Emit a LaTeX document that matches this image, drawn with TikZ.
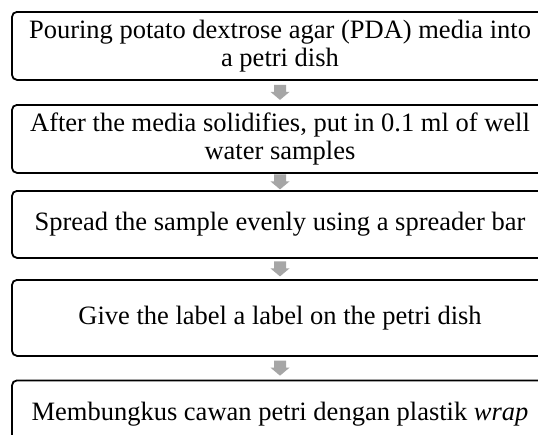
\documentclass[tikz,border=0pt]{standalone}
\usepackage{fontspec}
\setmainfont{Liberation Serif}
\usetikzlibrary{calc}
\definecolor{arrowgray}{HTML}{A6A6A6}
\tikzset{
  stepbox/.style={draw=black, line width=1.8pt, rounded corners=5pt, fill=white,
    minimum width=536pt, inner sep=0pt, anchor=north, align=center,
    font=\fontsize{26.5pt}{28pt}\selectfont},
}
\newcommand\gapArrow[2]{%
  \path ($(#1.south)!0.5!(#2.north)$) coordinate (m#1);
  \fill[arrowgray] ([shift={(-6,-7.5)}]m#1) -- ([shift={(6,-7.5)}]m#1)
     -- ([shift={(6,-0.5)}]m#1) -- ([shift={(9.5,-0.5)}]m#1)
     -- ([shift={(0,7.5)}]m#1) -- ([shift={(-9.5,-0.5)}]m#1)
     -- ([shift={(-6,-0.5)}]m#1) -- cycle;
}
\begin{document}
\begin{tikzpicture}[x=1pt,y=-1pt]
\path[use as bounding box, fill=white] (0,0) rectangle (538,434);
\clip (0,0) rectangle (538,434);
\node[stepbox, minimum height=68pt] (b1) at (280,11)
  {Pouring potato dextrose agar (PDA) media into\\a petri dish};
\node[stepbox, minimum height=68pt] (b2) at (280,104)
  {After the media solidifies, put in 0.1 ml of well\\water samples};
\node[stepbox, minimum height=67pt] (b3) at (280,190)
  {Spread the sample evenly using a spreader bar};
\node[stepbox, minimum height=76pt] (b4) at (280,279)
  {Give the label a label on the petri dish};
\node[stepbox, minimum height=68pt] (b5) at (280,379.5)
  {Membungkus cawan petri dengan plastik \textit{wrap}};
\gapArrow{b1}{b2}
\gapArrow{b2}{b3}
\gapArrow{b3}{b4}
\gapArrow{b4}{b5}
\end{tikzpicture}
\end{document}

────

[Task goal]: Give an exact reproduction of every line, leaving out any picture.

[Result]:
Emit a LaTeX document that matches this image, drawn with TikZ.
\documentclass[tikz,border=0pt]{standalone}
\usepackage{fontspec}
\setmainfont{Liberation Serif}
\usetikzlibrary{calc}
\definecolor{arrowgray}{HTML}{A6A6A6}
\tikzset{
  stepbox/.style={draw=black, line width=1.8pt, rounded corners=5pt, fill=white,
    minimum width=536pt, inner sep=0pt, anchor=north, align=center,
    font=\fontsize{26.5pt}{28pt}\selectfont},
}
\newcommand\gapArrow[2]{%
  \path ($(#1.south)!0.5!(#2.north)$) coordinate (m#1);
  \fill[arrowgray] ([shift={(-6,-7.5)}]m#1) -- ([shift={(6,-7.5)}]m#1)
     -- ([shift={(6,-0.5)}]m#1) -- ([shift={(9.5,-0.5)}]m#1)
     -- ([shift={(0,7.5)}]m#1) -- ([shift={(-9.5,-0.5)}]m#1)
     -- ([shift={(-6,-0.5)}]m#1) -- cycle;
}
\begin{document}
\begin{tikzpicture}[x=1pt,y=-1pt]
\path[use as bounding box, fill=white] (0,0) rectangle (538,434);
\clip (0,0) rectangle (538,434);
\node[stepbox, minimum height=68pt] (b1) at (280,11)
  {Pouring potato dextrose agar (PDA) media into\\a petri dish};
\node[stepbox, minimum height=68pt] (b2) at (280,104)
  {After the media solidifies, put in 0.1 ml of well\\water samples};
\node[stepbox, minimum height=67pt] (b3) at (280,190)
  {Spread the sample evenly using a spreader bar};
\node[stepbox, minimum height=76pt] (b4) at (280,279)
  {Give the label a label on the petri dish};
\node[stepbox, minimum height=68pt] (b5) at (280,379.5)
  {Membungkus cawan petri dengan plastik \textit{wrap}};
\gapArrow{b1}{b2}
\gapArrow{b2}{b3}
\gapArrow{b3}{b4}
\gapArrow{b4}{b5}
\end{tikzpicture}
\end{document}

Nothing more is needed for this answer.